##### MATERIAL
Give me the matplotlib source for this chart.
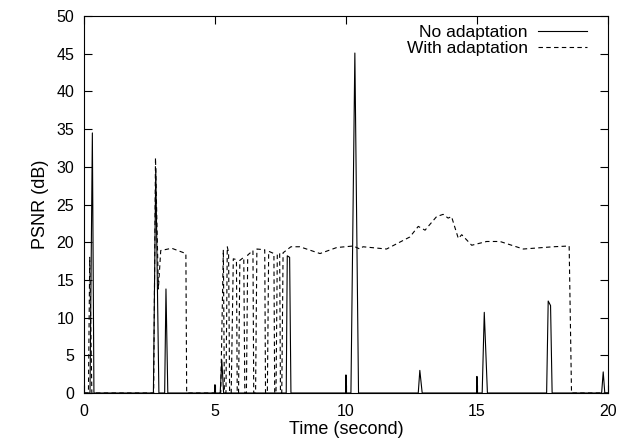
import numpy as np
import matplotlib
matplotlib.use("Agg")
import matplotlib.pyplot as plt

plt.rcParams['font.family'] = ['Liberation Sans', 'DejaVu Sans']

# No adaptation (solid)
t_no = [0.0, 0.23, 0.32, 0.38, 2.65, 2.74, 2.86, 3.08, 3.13, 3.20,
        4.98, 5.00, 5.02, 5.20, 5.26, 5.33, 7.72, 7.76, 7.85, 7.90,
        9.99, 10.00, 10.01, 10.19, 10.34, 10.48, 12.76, 12.82, 12.91,
        14.99, 15.00, 15.01, 15.20, 15.28, 15.40, 17.66, 17.72, 17.81, 17.87,
        19.76, 19.82, 19.88, 20.0]
psnr_no = [0, 0, 34.5, 0, 0, 29.8, 0, 0, 13.8, 0,
           0, 1.1, 0, 0, 4.4, 0, 0, 18.2, 18.0, 0,
           0, 2.4, 0, 0, 45.1, 0, 0, 3.0, 0,
           0, 2.2, 0, 0, 10.7, 0, 0, 12.2, 11.6, 0,
           0, 2.8, 0, 0]

# With adaptation (dashed)
t_ad = [0.0, 0.17, 0.22, 0.30, 2.66, 2.73, 2.84, 2.93, 3.35, 3.89, 3.92,
        5.22, 5.32, 5.36, 5.42, 5.47, 5.52, 5.56, 5.62, 5.70, 5.82, 5.85,
        5.90, 5.95, 6.10, 6.14, 6.20, 6.25, 6.45, 6.48, 6.55, 6.60, 6.90,
        6.93, 7.00, 7.05, 7.25, 7.28, 7.33, 7.38, 7.47, 7.50, 7.55, 7.60,
        7.90, 8.24, 9.01, 9.65, 10.28, 10.53, 10.65, 11.55, 12.44, 12.76,
        13.02, 13.14, 13.46, 13.71, 13.90, 14.03, 14.29, 14.42, 14.80,
        15.37, 15.88, 16.77, 17.91, 18.52, 18.61, 20.0]
psnr_ad = [0, 0, 18.0, 0, 0, 31.2, 13.8, 18.9, 19.2, 18.5, 0,
           0, 19.0, 0, 0, 19.4, 18.6, 0, 0, 17.8, 17.7, 0,
           0, 17.6, 18.0, 0, 0, 18.3, 18.9, 0, 0, 19.1, 19.0,
           0, 0, 18.8, 18.5, 0, 0, 18.5, 18.5, 0, 0, 18.6,
           19.4, 19.4, 18.5, 19.3, 19.5, 19.1, 19.4, 19.1, 20.7, 22.1,
           21.6, 22.1, 23.4, 23.7, 23.2, 23.4, 20.5, 21.0, 19.6,
           20.1, 20.1, 19.1, 19.4, 19.5, 0, 0]

fig = plt.figure(figsize=(6.29, 4.47), dpi=100)
ax = fig.add_axes([0.1335, 0.1208, 0.8330, 0.8432])

ax.plot(t_no, psnr_no, color="black", lw=0.8, label="No adaptation")
ax.plot(t_ad, psnr_ad, color="black", lw=0.8, dashes=(4, 3), label="With adaptation")

ax.set_xlim(0, 20)
ax.set_ylim(0, 50)
ax.set_xticks(np.arange(0, 21, 5))
ax.set_yticks(np.arange(0, 51, 5))
ax.tick_params(direction="in", top=True, right=True, labelsize=11.5,
               length=6, pad=7)
ax.tick_params(axis="x", pad=8)
ax.set_xlabel("Time (second)", fontsize=13, labelpad=1)
ax.set_ylabel("PSNR (dB)", fontsize=13, labelpad=5)

ax.legend(loc="upper right", bbox_to_anchor=(0.96, 0.977), frameon=False,
          markerfirst=False, fontsize=12.5, handlelength=2.8,
          handletextpad=0.6, borderaxespad=0, borderpad=0, labelspacing=0.05)

plt.savefig("out.png", dpi=100)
##########
GOAL. Set the data above down again exactly as given, with no pictures.

FINISHED TASK.
Give me the matplotlib source for this chart.
import numpy as np
import matplotlib
matplotlib.use("Agg")
import matplotlib.pyplot as plt

plt.rcParams['font.family'] = ['Liberation Sans', 'DejaVu Sans']

# No adaptation (solid)
t_no = [0.0, 0.23, 0.32, 0.38, 2.65, 2.74, 2.86, 3.08, 3.13, 3.20,
        4.98, 5.00, 5.02, 5.20, 5.26, 5.33, 7.72, 7.76, 7.85, 7.90,
        9.99, 10.00, 10.01, 10.19, 10.34, 10.48, 12.76, 12.82, 12.91,
        14.99, 15.00, 15.01, 15.20, 15.28, 15.40, 17.66, 17.72, 17.81, 17.87,
        19.76, 19.82, 19.88, 20.0]
psnr_no = [0, 0, 34.5, 0, 0, 29.8, 0, 0, 13.8, 0,
           0, 1.1, 0, 0, 4.4, 0, 0, 18.2, 18.0, 0,
           0, 2.4, 0, 0, 45.1, 0, 0, 3.0, 0,
           0, 2.2, 0, 0, 10.7, 0, 0, 12.2, 11.6, 0,
           0, 2.8, 0, 0]

# With adaptation (dashed)
t_ad = [0.0, 0.17, 0.22, 0.30, 2.66, 2.73, 2.84, 2.93, 3.35, 3.89, 3.92,
        5.22, 5.32, 5.36, 5.42, 5.47, 5.52, 5.56, 5.62, 5.70, 5.82, 5.85,
        5.90, 5.95, 6.10, 6.14, 6.20, 6.25, 6.45, 6.48, 6.55, 6.60, 6.90,
        6.93, 7.00, 7.05, 7.25, 7.28, 7.33, 7.38, 7.47, 7.50, 7.55, 7.60,
        7.90, 8.24, 9.01, 9.65, 10.28, 10.53, 10.65, 11.55, 12.44, 12.76,
        13.02, 13.14, 13.46, 13.71, 13.90, 14.03, 14.29, 14.42, 14.80,
        15.37, 15.88, 16.77, 17.91, 18.52, 18.61, 20.0]
psnr_ad = [0, 0, 18.0, 0, 0, 31.2, 13.8, 18.9, 19.2, 18.5, 0,
           0, 19.0, 0, 0, 19.4, 18.6, 0, 0, 17.8, 17.7, 0,
           0, 17.6, 18.0, 0, 0, 18.3, 18.9, 0, 0, 19.1, 19.0,
           0, 0, 18.8, 18.5, 0, 0, 18.5, 18.5, 0, 0, 18.6,
           19.4, 19.4, 18.5, 19.3, 19.5, 19.1, 19.4, 19.1, 20.7, 22.1,
           21.6, 22.1, 23.4, 23.7, 23.2, 23.4, 20.5, 21.0, 19.6,
           20.1, 20.1, 19.1, 19.4, 19.5, 0, 0]

fig = plt.figure(figsize=(6.29, 4.47), dpi=100)
ax = fig.add_axes([0.1335, 0.1208, 0.8330, 0.8432])

ax.plot(t_no, psnr_no, color="black", lw=0.8, label="No adaptation")
ax.plot(t_ad, psnr_ad, color="black", lw=0.8, dashes=(4, 3), label="With adaptation")

ax.set_xlim(0, 20)
ax.set_ylim(0, 50)
ax.set_xticks(np.arange(0, 21, 5))
ax.set_yticks(np.arange(0, 51, 5))
ax.tick_params(direction="in", top=True, right=True, labelsize=11.5,
               length=6, pad=7)
ax.tick_params(axis="x", pad=8)
ax.set_xlabel("Time (second)", fontsize=13, labelpad=1)
ax.set_ylabel("PSNR (dB)", fontsize=13, labelpad=5)

ax.legend(loc="upper right", bbox_to_anchor=(0.96, 0.977), frameon=False,
          markerfirst=False, fontsize=12.5, handlelength=2.8,
          handletextpad=0.6, borderaxespad=0, borderpad=0, labelspacing=0.05)

plt.savefig("out.png", dpi=100)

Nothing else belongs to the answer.